HUNDREDS DIE IN TRAIN CRASH
Inder SinghMORE THAN 500 people were feared dead and 1,000 injured today after two trains collided, sending blazing carriages careering from the track.
At first it was believed terrorist bombs had caused the carnage in eastern India, but rescue workers trying to cut survivors free from the burning wreckage discovered at least one of the trains appeared to be carrying military arms and explosives.
The crash, thought to be the world's third worst rail disaster, happened at 1.30am local time in the province of West Bengal as the Brahmaputra mail train from Gauhati passed through Gaisal station where the Delhi-bound Awadh-Assam Express was standing at a platform. Urgent investigations were launched to discover how they both came to be on the same line.
Rescue teams, consisting mainly of local army units using gas cutters, have removed more than 200 bodies but many more are trapped inside the carriages. Two coaches at the bottom of the heap of wreckage have still to be reached.
The force of impact, together with a series of explosions, blasted the engine of the express train into the air and smashed 14 carriages on both trains.
A spokesman for Indian Railways in New Delhi said: "It is not an explosion or a bomb blast. It is a collision of two trains." He confirmed the military use of the mail train and said most of the victims on board were soldiers, border security force and Central Reserve Police Force personnel.
The worst rail disaster of all time also occurred in India. More than 800 people died when a cyclone blew their train off the tracks into a river in the northern state of Bihar in
June 1981. Train accidents are common in India, which has the world's biggest rail network. Today rescue operations were being hampered by the region's remoteness and monsoon rains which had turned Gaisal station into a quagmire.

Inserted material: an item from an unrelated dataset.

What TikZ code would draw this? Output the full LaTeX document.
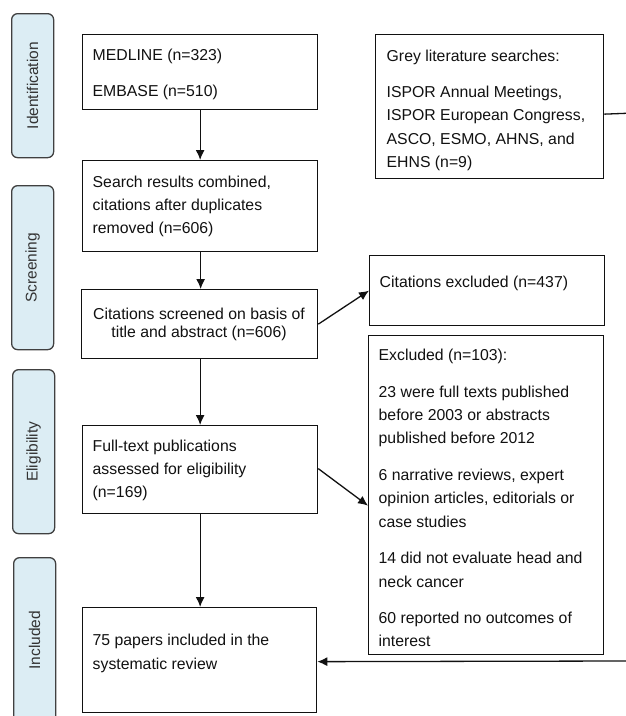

The local PTI news agency said its correspondent counted some 200 bodies on the station platform and quoted border security force officials as saying that more than 200 bodies had been extricated from the wreckage of the trains.
"Rescue workers are facing a tough time pulling out bodies trapped inside the carriages," the Indian Railways spokesman said. "They have evacuated more than 100 injured passengers to the railway and government hospitals in Siliguri and New Jalpaiguri," he added, referring to two nearby towns which lie close to the hill station of Darjeeling.
Movement of tea, petroleum products and minerals from the region were expected to be hit by the accident, which compounded problems caused by the bombing of a rail track in the area by Assamese separatist guerrillas on Saturday.
At least 575 died when gas from a leaking pipeline exploded as two trains passed in the former Soviet Union in 1989.